By Sharon Wilkerson-Gilpin
Imagine coming home from work and calling your kids into the kitchen to help you chop veggies, turkey and cheese for a chef salad. They dash into the kitchen with smiles. They’re eager to talk with you about their day at school. You have fun preparing a delicious healthy meal together at dinnertime!
Talking with your family while preparing and eating healthy foods can help to nurture mind, body and spirit at dinnertime.
Cooking and eating healthy foods and getting kids involved in preparing them are two of many tips noted in Share the Table: The Importance of Dinnertime in America, a study by Dr. William J. Doherty. The study, commissioned by family-owned food company, Barilla, also offered these tips for family meals:
- Talking and listening more at the table
- Eating together more often
- Eliminating distractions
- Creating dinner theme nights
Benefits of Family Dinners: Nurturing Healthy and Strong Families
Kids who eat three or more times a week with their families are more likely to be in a healthy weight range and have healthier eating patterns, studies show. They’re also less likely to have an eating disorder, and they’re less likely to eat unhealthy foods.

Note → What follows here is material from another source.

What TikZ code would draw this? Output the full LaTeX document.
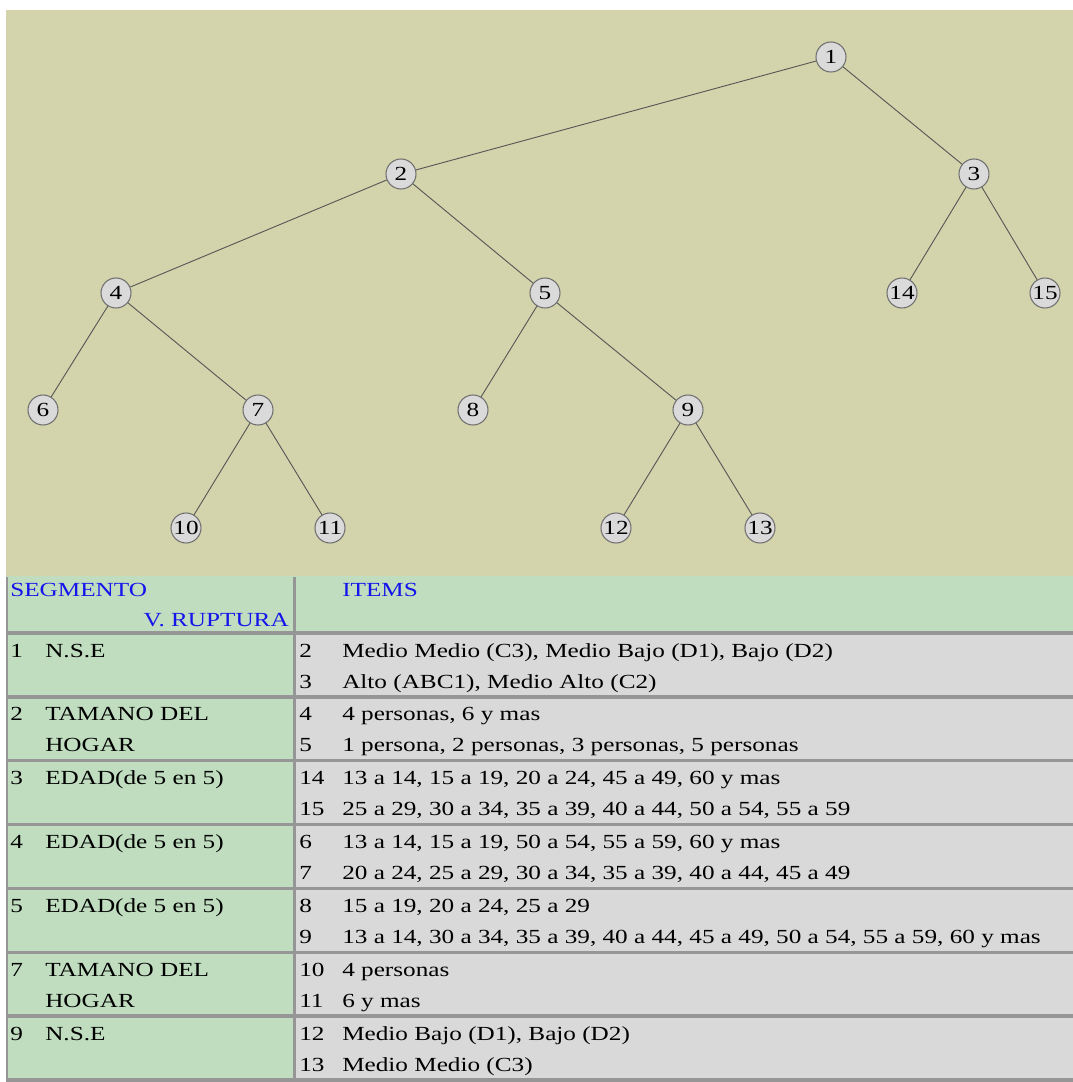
\documentclass[tikz,border=0pt]{standalone}
\usepackage{fontspec}
\setmainfont[FakeStretch=1.26]{Liberation Serif}
\definecolor{treebg}{RGB}{212,212,172}
\definecolor{segbg}{RGB}{192,221,192}
\definecolor{itembg}{RGB}{217,217,217}
\definecolor{rulecol}{RGB}{150,150,150}
\definecolor{nodefill}{RGB}{218,218,218}
\definecolor{nodeline}{RGB}{112,112,112}
\definecolor{edgecol}{RGB}{88,88,88}
\definecolor{headblue}{RGB}{20,20,235}
\begin{document}
\begin{tikzpicture}[x=0.75pt,y=-0.75pt,
  tnode/.style={circle, draw=nodeline, fill=nodefill, line width=0.8pt,
    minimum size=22.5pt, inner sep=0pt, font=\fontsize{15}{15}\selectfont},
  edge/.style={draw=edgecol, line width=0.7pt},
  celltext/.style={anchor=base west, inner sep=0pt, font=\fontsize{15}{15}\selectfont},
  headtext/.style={celltext, text=headblue},
  rule/.style={draw=rulecol, line width=2pt}]
\useasboundingbox (0,0) rectangle (1073,1082);

% backgrounds
\fill[treebg] (6,10) rectangle (1073,576);
\fill[segbg] (6,576) rectangle (1073,633);
\fill[segbg] (6,633) rectangle (294,1081);
\fill[itembg] (294,633) rectangle (1073,1081);

% tree
\node[tnode] (n1)  at (831,57)  {1};
\node[tnode] (n2)  at (401,174) {2};
\node[tnode] (n3)  at (974,174) {3};
\node[tnode] (n4)  at (116,293) {4};
\node[tnode] (n5)  at (545,293) {5};
\node[tnode] (n14) at (902,293) {14};
\node[tnode] (n15) at (1045,293) {15};
\node[tnode] (n6)  at (43,410)  {6};
\node[tnode] (n7)  at (258,410) {7};
\node[tnode] (n8)  at (473,410) {8};
\node[tnode] (n9)  at (688,410) {9};
\node[tnode] (n10) at (186,528) {10};
\node[tnode] (n11) at (330,528) {11};
\node[tnode] (n12) at (616,528) {12};
\node[tnode] (n13) at (760,528) {13};
\foreach \p/\c in {n1/n2,n1/n3,n2/n4,n2/n5,n3/n14,n3/n15,n4/n6,n4/n7,
                   n5/n8,n5/n9,n7/n10,n7/n11,n9/n12,n9/n13}
  \draw[edge] (\p) -- (\c);

% table rules
\draw[rule] (7,577) -- (7,1081);
\draw[rule] (294.5,577) -- (294.5,1081);
\foreach \k in {0,...,7}
  \draw[rule, line width=2.6pt] (6,633+63.86*\k) -- (1073,633+63.86*\k);

% header
\node[headtext] (hseg) at (10,596) {SEGMENTO};
\node[headtext, anchor=base east] (hrup) at (289,626) {V. RUPTURA};
\node[headtext] (hitems) at (342,596) {ITEMS};

% body rows
\foreach \k/\n/\la/\lb/\p/\pa/\q/\qa in {
  1/1/{N.S.E}/{}/2/{Medio Medio (C3), Medio Bajo (D1), Bajo (D2)}/3/{Alto (ABC1), Medio Alto (C2)},
  2/2/{TAMANO DEL}/{HOGAR}/4/{4 personas, 6 y mas}/5/{1 persona, 2 personas, 3 personas, 5 personas},
  3/3/{EDAD(de 5 en 5)}/{}/14/{13 a 14, 15 a 19, 20 a 24, 45 a 49, 60 y mas}/15/{25 a 29, 30 a 34, 35 a 39, 40 a 44, 50 a 54, 55 a 59},
  4/4/{EDAD(de 5 en 5)}/{}/6/{13 a 14, 15 a 19, 50 a 54, 55 a 59, 60 y mas}/7/{20 a 24, 25 a 29, 30 a 34, 35 a 39, 40 a 44, 45 a 49},
  5/5/{EDAD(de 5 en 5)}/{}/8/{15 a 19, 20 a 24, 25 a 29}/9/{13 a 14, 30 a 34, 35 a 39, 40 a 44, 45 a 49, 50 a 54, 55 a 59, 60 y mas},
  6/7/{TAMANO DEL}/{HOGAR}/10/{4 personas}/11/{6 y mas},
  7/9/{N.S.E}/{}/12/{Medio Bajo (D1), Bajo (D2)}/13/{Medio Medio (C3)}}
{
  \pgfmathsetmacro\rt{633+63.86*(\k-1)}
  \node[celltext] (sn\k) at (10,\rt+24) {\n};
  \node[celltext] (sa\k) at (45,\rt+24) {\la};
  \node[celltext] (sb\k) at (45,\rt+55) {\lb};
  \node[celltext] (pn\k) at (299,\rt+24) {\p};
  \node[celltext] (pt\k) at (342,\rt+24) {\pa};
  \node[celltext] (qn\k) at (299,\rt+55) {\q};
  \node[celltext] (qt\k) at (342,\rt+55) {\qa};
}
\end{tikzpicture}
\end{document}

The Family Dinner Project, a group which researches the benefits of family dinners, summarizes the benefits:
- Better academic performance
- Higher self esteem
- Greater sense of resilience
- Lower risk of substance abuse
- Lower risk of teen pregnancy
- Lower risk of depression
- Lower rates of obesity
Teens, especially, benefit from eating meals with their families. While they’re approaching young adulthood, they need the emotional, spiritual and physical support of their families.
Teens who eat with their families at least five times a week are 40 percent more likely to get A’s and B’s in school, studies show. They’re also 66 percent less likely to try marijuana, 59 percent less likely to smoke cigarettes and 42 percent less likely to drink alcohol, studies also show.
Why not consider clean eating at the family dinner table? What is clean eating? Clean eating involves eating healthy foods that are as close as possible to their natural state, according to the Mayo Clinic. It means eating foods rich in vitamins, minerals, high quality protein and healthy fats like fresh fruit, fresh vegetables, lean meats/proteins, grains and dairy products.
Preparing and serving healthy foods at family mealtime provides our families with abundant ways to enjoy a healthy lifestyle. It can also help our kids to adopt healthy lifestyles early in life that will equip them to teach their families to live healthier lives too!